There are two groups, not entirely mutually exclusive, who are desperately trying to ensure that the UK clings on to two relics of a bygone age – the First Past the Post Westminster voting system and the House of Lords. When defended in isolation, the arguments can sound persuasive but when defended together, it becomes increasingly clear that each entity could quite easily cancel each other out and the country wouldn’t miss them. Quite the contrary.

James talked in his last post of the four different groups competing in the AV referendum but I would like to suggest a fifth – those who would vote against First Past the Post in order to assist in doing away with the House of Lords.

The most common defence of the House of Lords is that there is nothing cheaper to take its place. Those who claim this are wrong. Having nothing in its place is considerably cheaper, 100% cheaper in fact.

After all, why do we need a House of Lords? Just because it dates back to the 1300s and we’ve gotten used to it, it doesn’t mean we still can’t just pull the plug on the arrangement despite its supposed merits:

The House of Lords as an Upper Chamber has the primary purpose of scrutinising Legislation proposed by the Lower House through the form of debate and through proposing amendments to legislation. Governments in recent years have used the Upper House as a variant of the Select Committee process to finalise legislation before presentation for Royal Assent.

The House of Commons already scrutinises legislation and I daresay that Select Committees do a more effective job of being a, well, Select Committee. For those concerned about this halving of our political Houses, don’t worry, there is already a term for this state of having one parliamentary chamber – the delightful Unicameralism. Were the UK to drop the House of Lords then it would be joining such appealing company as Sweden, Denmark, New Zealand, Finland, Singapore and Norway (ok, and China, Iraq and Iran. What’s your point?). Devolved Scotland, if you want to see it that way, is also already practising Unicameralism.

The next argument advanced by the grey and the crusty who wish to save the Lords may then be that a Government with an unassailable majority should not wield such power, which leads me on to the next part of this two-step solution – introducing proper PR.

Were we to have proper PR in the UK then we wouldn’t need unelected Lords to check the power of our Governments as the existence of eight or nine political parties, all negotiating and compromising with each other with an engaged public watching on, would ensure that controls were inherent in the system to ensure legislation was always sufficiently refined.

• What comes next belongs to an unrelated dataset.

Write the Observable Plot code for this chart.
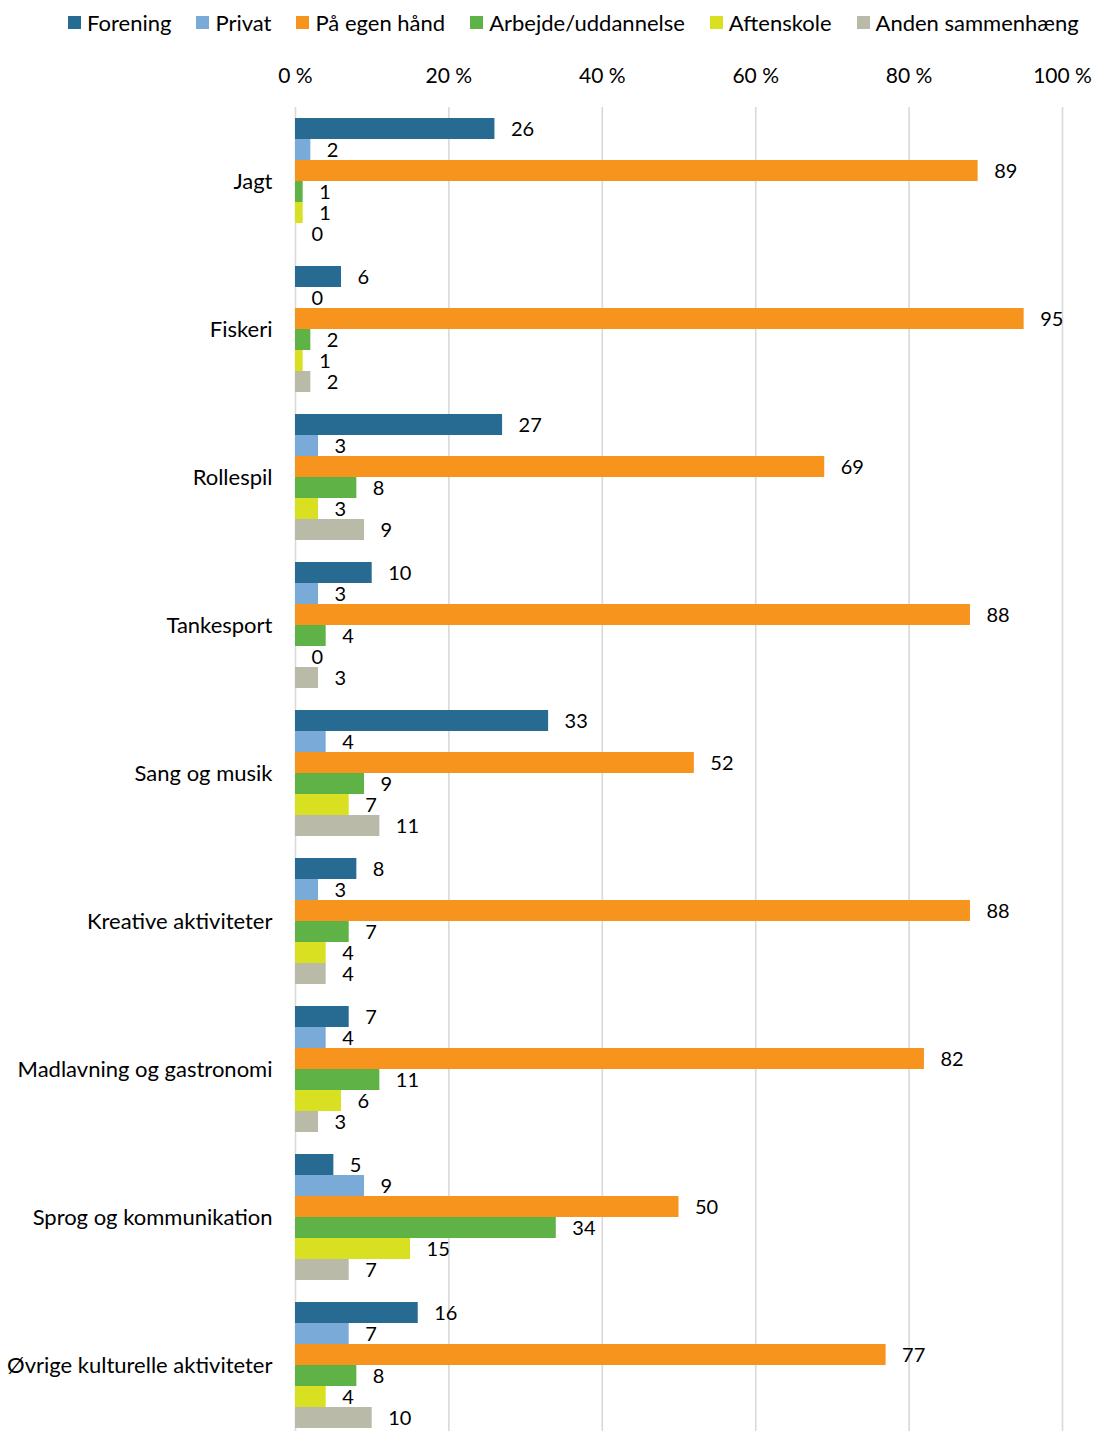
<!DOCTYPE html>
<html><head><meta charset="utf-8">
<script src="https://cdn.jsdelivr.net/npm/d3@7"></script>
<script src="https://cdn.jsdelivr.net/npm/@observablehq/plot@0.6"></script>
<style>
body{margin:0;background:#fff;font-family:Lato,"Open Sans",sans-serif;color:#000;}
#legend{height:45px;display:flex;align-items:center;padding-left:68px;gap:25px;box-sizing:border-box;padding-top:0px;}
.item{font-size:22px;display:flex;align-items:center;white-space:nowrap;}
.sw{width:13px;height:13px;margin-right:6px;display:inline-block;}
</style></head><body>
<div id="legend"></div><div id="chart"></div>
<script>
const categories = ["Jagt","Fiskeri","Rollespil","Tankesport","Sang og musik","Kreative aktiviteter","Madlavning og gastronomi","Sprog og kommunikation","Øvrige kulturelle aktiviteter"];
const series = ["Forening","Privat","På egen hånd","Arbejde/uddannelse","Aftenskole","Anden sammenhæng"];
const colors = ["#276a92","#7aabd8","#f7941d","#5eb246","#d8e021","#b9baa8"];
const forening = [26,6,27,10,33,8,7,5,16];
const privat = [2,0,3,3,4,3,4,9,7];
const paaEgenHaand = [89,95,69,88,52,88,82,50,77];
const arbejde = [1,2,8,4,9,7,11,34,8];
const aftenskole = [1,1,3,0,7,4,6,15,4];
const anden = [0,2,9,3,11,4,3,7,10];
const xTicks = [0,20,40,60,80,100];

const seriesValues = [forening, privat, paaEgenHaand, arbejde, aftenskole, anden];
const data = [];
categories.forEach((c,i)=>series.forEach((s,j)=>data.push({cat:c, series:s, value:seriesValues[j][i]})));

const legend = document.getElementById("legend");
series.forEach((s,j)=>{
  const it = document.createElement("div"); it.className="item";
  const sw = document.createElement("span"); sw.className="sw"; sw.style.background=colors[j];
  it.appendChild(sw); it.appendChild(document.createTextNode(s));
  legend.appendChild(it);
});

const chart = Plot.plot({
  width:1094, height:1386,
  marginLeft:295, marginRight:32, marginTop:62, marginBottom:0,
  style:{fontFamily:"Lato, 'Open Sans', sans-serif", fontSize:"20px", color:"#000", background:"#fff"},
  x:{domain:[0,100], range:[295,1062]},
  fy:{domain:categories, range:[62,1394], paddingInner:0.1486, paddingOuter:0.0743, label:null},
  y:{domain:series, padding:0, axis:null},
  color:{domain:series, range:colors},
  marks:[
    Plot.ruleX(xTicks, {stroke:"#d9d9d9", strokeWidth:1.6, insetTop:-11, insetBottom:-11}),
    Plot.barX(data, {x:"value", y:"series", fy:"cat", fill:"series"}),
    Plot.text(data, {x:"value", y:"series", fy:"cat", text:d=>String(d.value), dx:16, dy:1, textAnchor:"start", fontSize:20, fill:"#000"}),
    Plot.axisX(xTicks, {anchor:"top", tickSize:0, tickPadding:36, tickFormat:d=>d+" %", fontSize:21, label:null}),
    Plot.axisFy({anchor:"left", tickSize:0, tickPadding:23, fontSize:22, label:null})
  ]
});
document.getElementById("chart").appendChild(chart);
</script>
</body></html>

Obviously we don’t have the option of full PR on our badly limited voting slip on May 5th but there is surely little doubt that voting Yes to AV is a more positive statement that one wants a more proportional voting system than voting No or abstaining.

There is even an incentive for the many proponents of independence to involve themselves in this idea of pushing for Unicameralism supported by PR through voting for AV. A stronger Yes vote north of the border on May 5th would show that Scotland is more open to the idea of a proportional system than our southern neighbours, just one more example of a more ‘leftie’ philosophy that makes us distinct within the United Kingdom. A ‘Yes’ majority in Scotland and a ‘No’ majority in the rest of the UK would be enough on its own to make many Scots wonder why we don’t just take such decisions for ourselves when Scottish majority opinion is at odds with UK majority opinion, a feeling that will surely already be incubating along after the General Election result.

We don’t really know who our peers are and we don’t know what they do but their position is protected by an out of date First Past the Post system that is patently unfair and undemocratic. MPs and Lords alike talk a good game about House of Lords reform but the reality is that, at most, only 7 people out of the 1,391 Members of both Houses are arguing for scrapping that second Chamber – SNP and Green MPs.

To become Unicameralists we would need to work around a unilateral Cameron, a duplicitous Clegg and wait out a long election-free 4.5 years that the current coalition awarded itself. Voting Yes to AV is the best way to consign historic practices to history.